WCMS-FM
- Hatteras, North Carolina; United States;
- Broadcast area: Elizabeth City-Nags Head
- Frequency: 94.5 MHz
- Branding: Big 94.5

Programming
- Format: Country
- Affiliations: Motor Racing Network; Performance Racing Network;

Ownership
- Owner: JAM Media Solutions LLC; (Jeffrey T. Testa, Trustee of JAM Media Solutions, LLC);
- Sister stations: WCXL; WZPR; WVOD;

History
- First air date: May 1999 (as WWOC)
- Last air date: March 31, 2024
- Former call signs: WWOC (1999–2005)

Technical information
- Licensing authority: FCC
- Facility ID: 83211
- Class: C1
- ERP: 100,000 watts
- HAAT: 299 meters (981 ft)
- Transmitter coordinates: 35°29′7″N 76°0′1″W﻿ / ﻿35.48528°N 76.00028°W

Links
- Public license information: Public file; LMS;

= WCMS-FM =

WCMS-FM (94.5 FM) was a radio station that broadcast a country music format. Licensed to Hatteras, North Carolina, United States, the station served the Elizabeth City-Nags Head area. WCMS used the name "Water Country" since it signed on in 1999. The original call sign was WWOC. The change to the WCMS call sign was granted on July 28, 2005. The station was owned by Max Media until 2018 after a sale from Ray-D-O Biz LLC.
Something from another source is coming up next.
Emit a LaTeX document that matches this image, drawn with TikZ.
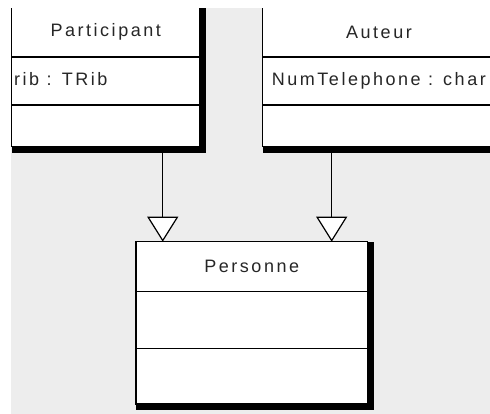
\documentclass[tikz,border=0pt]{standalone}
\usepackage{fontspec}
\setmainfont{Liberation Sans}[LetterSpace=14]
\usepackage{tikz}
\usetikzlibrary{positioning, arrows.meta, calc}
\pgfdeclarelayer{background}
\pgfdeclarelayer{foreground}
\pgfsetlayers{background,main,foreground}
\definecolor{canvas}{HTML}{EDEDED}
\tikzset{
    classbox/.style={draw, fill=white, line width=1.2pt, inner sep=0pt, outer sep=0pt,
      font=\fontsize{18}{20}\selectfont, text=black!85},
    classhead/.style={classbox, minimum height=50pt},
    member/.style={anchor=west, inner sep=0pt, font=\fontsize{18}{20}\selectfont,
      text=black!85, text height=12pt, text depth=3pt},
    inherits/.style={line width=1.2pt, -{Triangle[fill=white, length=25pt, width=31pt]}},
}

\begin{document}
\begin{tikzpicture}[x=1pt, y=1pt]
    \tikzset{node distance=0pt}
    \useasboundingbox (0,0) rectangle (490,414);

    \node[classhead, minimum width=188.5pt] (phead) at (105.75,382) {Participant};
    \node[classbox, minimum width=188.5pt, minimum height=48pt, below=of phead] (pattr) {};
    \node[classbox, minimum width=188.5pt, minimum height=41.7pt, below=of pattr] (pmeth) {};
    \node[member, right=2.5pt of pattr.west] (prib) {rib : TRib};

    \node[classhead, minimum width=232.6pt, right=62.7pt of phead] (ahead) {Auteur};
    \node[classbox, minimum width=232.6pt, minimum height=48pt, below=of ahead] (aattr) {};
    \node[classbox, minimum width=232.6pt, minimum height=41.7pt, below=of aattr] (ameth) {};
    \node[member, right=9pt of aattr.west] (atel) {NumTelephone : char};

    \node[classhead, minimum width=231.5pt] (perhead) at (251.75,147.3) {Personne};
    \node[classbox, minimum width=231.5pt, minimum height=56.6pt, below=of perhead] (perattr) {};
    \node[classbox, minimum width=231.5pt, minimum height=55.7pt, below=of perattr] (permeth) {};

    \draw[inherits] ([xshift=57pt]pmeth.south) -- ([xshift=57pt]pmeth.south |- perhead.north);
    \draw[inherits] ([xshift=69pt]ameth.south west) -- ([xshift=69pt]ameth.south west |- perhead.north);

    \begin{pgfonlayer}{background}
      \fill[canvas] (0,0) rectangle (490,414);
      \foreach \hd/\ft in {phead/pmeth, ahead/ameth, perhead/permeth}
        \fill (\hd.north west) rectangle ([xshift=6pt, yshift=-6pt]\ft.south east);
    \end{pgfonlayer}
    \begin{pgfonlayer}{foreground}
      \fill[white] (0,406) rectangle (490,414);
      \fill[white] (0,0) rectangle (11,414);
    \end{pgfonlayer}
\end{tikzpicture}
\end{document}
The station was affiliated with the Motor Racing Network and the Performance Racing Network and carried live broadcasts of NASCAR Cup Series, NASCAR Xfinity Series, and NASCAR Camping World Truck Series races.

On March 31, 2024, WCMS ceased operations. Davis Media had planned to buy WCMS and other stations but the deal did not happen. WCMS-FM never returned to the air; its license was canceled on September 30, 2025.